The year 2018 has been particularly intense for the European research and innovation community. Since the release of the Commission proposal establishing the next EU Framework Programme for Research and Innovation - Horizon Europe, several milestones have been reached in the legislative procedure heading to the forecasted programme launch in 2021.
After six months of discussions and consultations, on 12 December 2018 the European Parliament adopted - with an overwhelming majority - its amended text, shortly following the compromise text agreed by the Council research ministries on 30 November.
The trilogues ahead will aim at solving several controversies among the Parliament’s and Council’s positions, the major one being a programme budget increase from EUR 94.1 billion - as proposed by the Commission and backed by some Member States - to EUR 120 billion as agreed by the European Parliament.

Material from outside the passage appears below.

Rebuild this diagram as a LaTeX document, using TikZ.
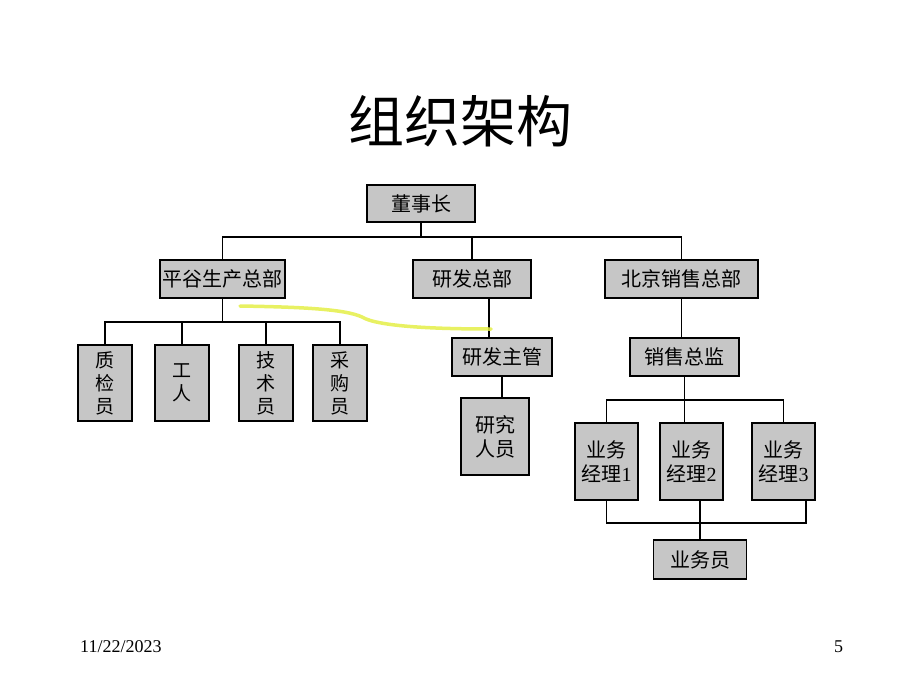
\documentclass[tikz,border=0pt]{standalone}
\usepackage{fontspec}
\setmainfont{Liberation Serif}
\newfontfamily\cjk{Noto Sans CJK SC}
\usetikzlibrary{positioning}

\definecolor{boxgray}{RGB}{198,198,198}
\definecolor{marker}{RGB}{228,238,70}

\tikzset{
  orgbox/.style={draw=black,line width=1.3pt,fill=boxgray,inner sep=0pt,align=center,
    font=\cjk\fontsize{20}{24}\selectfont},
  headbox/.style={orgbox,minimum height=38},
  tallbox/.style={orgbox,minimum width=54,minimum height=76,font=\cjk\fontsize{19}{23}\selectfont},
  mgrbox/.style={orgbox,minimum width=63,minimum height=77},
  link/.style={line width=1.1pt,draw=black}
}

\begin{document}
\begin{tikzpicture}[x=1pt,y=-1pt]
            \useasboundingbox (0,0) rectangle (920,690);
            \node[font=\cjk\fontsize{56}{60}\selectfont](title)at(460, 121){组织架构};
            % top level
            \node[headbox,minimum width=108,minimum height=37](chair)at(421, 203.5){董事长};
            \node[headbox,minimum width=125](prod)at(222.5, 279){平谷生产总部};
            \node[headbox,minimum width=118](rd)at(472, 279){研发总部};
            \node[headbox,minimum width=153](sales)at(681.5, 279){北京销售总部};
            % production
            \node[tallbox](qc)at(105, 383){质\\检\\员};
            \node[tallbox](worker)at(182, 383){工\\人};
            \node[tallbox](tech)at(266, 383){技\\术\\员};
            \node[tallbox](buy)at(340, 383){采\\购\\员};
            % research
            \node[headbox,minimum width=100](rdmgr)at(502, 357){研发主管};
            \node[orgbox,minimum width=68,minimum height=77](rdstaff)at(495, 436.5){研究\\人员};
            % sales
            \node[headbox,minimum width=109](salesdir)at(684.5, 357){销售总监};
            \node[mgrbox](m1)at(606.5, 461.5){业务\\经理{\rmfamily 1}};
            \node[mgrbox](m2)at(691.5, 461.5){业务\\经理{\rmfamily 2}};
            \node[mgrbox](m3)at(783.5, 461.5){业务\\经理{\rmfamily 3}};
            \node[headbox,minimum width=93,minimum height=39](agents)at(700, 559.5){业务员};
            % footer
            \node[anchor=base west,font=\fontsize{18}{20}\selectfont,inner sep=0pt](date)at(80, 652){11/22/2023};
            \node[anchor=base west,font=\fontsize{18}{20}\selectfont,inner sep=0pt](page)at(834, 652){5};
            % bus lines
            \coordinate(busA)at(0, 237);
            \coordinate(busB)at(0, 322);
            \coordinate(busC)at(0, 400);
            \coordinate(busD)at(0, 523);
            \coordinate(rdlink)at(489, 0);
            \coordinate(m3link)at(806, 0);
            \draw[link](chair.south) -- (chair.south |- busA);
            \draw[link](prod.north) |- (busA -| sales.north) -- (sales.north);
            \draw[link](rd.north) -- (rd.north |- busA);
            \draw[link](prod.south) -- (prod.south |- busB);
            \draw[link](qc.north) |- (busB -| buy.north) -- (buy.north);
            \draw[link](worker.north) -- (worker.north |- busB);
            \draw[link](tech.north) -- (tech.north |- busB);
            \draw[link](rd.south -| rdlink) -- (rdmgr.north -| rdlink);
            \draw[link](rdmgr.south) -- (rdmgr.south |- rdstaff.north);
            \draw[link](sales.south) -- (sales.south |- salesdir.north);
            \draw[link](salesdir.south) -- (salesdir.south |- m2.north);
            \draw[link](m1.north) |- (busC -| m3.north) -- (m3.north);
            \draw[link](m1.south) |- (busD -| m3link) -- (m3.south -| m3link);
            \draw[link](agents.north) -- (agents.north |- m2.south);
            % highlighter stroke
            \draw[marker,line width=3.5pt,line cap=round,opacity=0.85](240, 306) .. controls (300, 307) and (345, 309) .. (362, 317) .. controls (378, 327) and (440, 329) .. (491, 329);
        \end{tikzpicture}
\end{document}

MEPs and Member State representatives will also have to agree on modalities to widen participation in the programme. Although the current discussion is mainly focused on the cleavage that sees the excellence principle as opposed to the provision of a dedicated financial support to lower income countries, additional ways to tackle the problem should be further explored in forthcoming discussions.
EUA has long addressed the issue of low participation rates in Horizon 2020 as a problem to be tackled from different angles, for instance by increasing synergies among EU-funded programmes to finance excellent but unsuccessful Horizon 2020 proposals. Simplification of the project application, implementation and auditing phases also play an important role in increasing participation in the programme. Namely, simplification measures should be designed to meet the needs of varied participants’ profiles rather than following a one-size-fits-all approach.
For instance, accepting beneficiaries’ accounting practices under Horizon Europe has the potential to make a more efficient use of project resources, reduce error rates and improve cross-reliance between national and EU audits. EUA conducted two broad consultations with its members on this topic on the occasion of the Horizon 2020 mid-term review and to investigate the effects of specific simplification measures introduced in 2017. The information gathered was enriched by the work of an expert group of university practitioners who shared practical information on accounting practices applied to the management of nationally-funded research projects. The practices are collected in a compendium, where they are also compared to current Horizon 2020 rules in an exploration of new possibilities for a better alignment of rules between the EU and the national level in Horizon Europe.
EUA was consulted by EU institutions regarding the results of this unique work on the simplification of the Framework Programme in both the phases preceding and following the launch of the Commission proposal establishing Horizon Europe. The association was also pleased to learn that the European Court of Auditors (ECA) agreed upon and embraced several of EUA’s recommendations for a simpler Horizon Europe in the framework of its Horizon 2020 performance audit.
The ECA’s special report published in November 2018 rightly points out the need to further reduce red tape in the programme. This could be achieved by: addressing communications issues between the Commission and beneficiaries; further testing simplified cost options; improving the quality of externally conducted audits; and increasing the recognition of the Seal of Excellence to fund high-quality proposals. EUA particularly welcomed ECA’s recommendation aimed at preserving stability of Horizon 2020 rules. The recommendation combines a minimal level of adjustment of the current rules and a wider acceptance of usual cost accounting practices (notably for personnel costs) as a solution for significantly simplifying reporting rules and reducing error rates.
As more detailed rules for participation in the programme will be discussed at a later stage in the process, EU policy makers have enough room to further explore possibilities to rely increasingly on the accounting practices developed by the university sector in a number of European countries. Several examples of rules developed by national competitive research programme funders would be helpful to design a system at the EU level. Moreover, improving the alignment of funders’ practices for both accounting and auditing purposes between the national and the EU level would be a major, further step towards achieving this objective.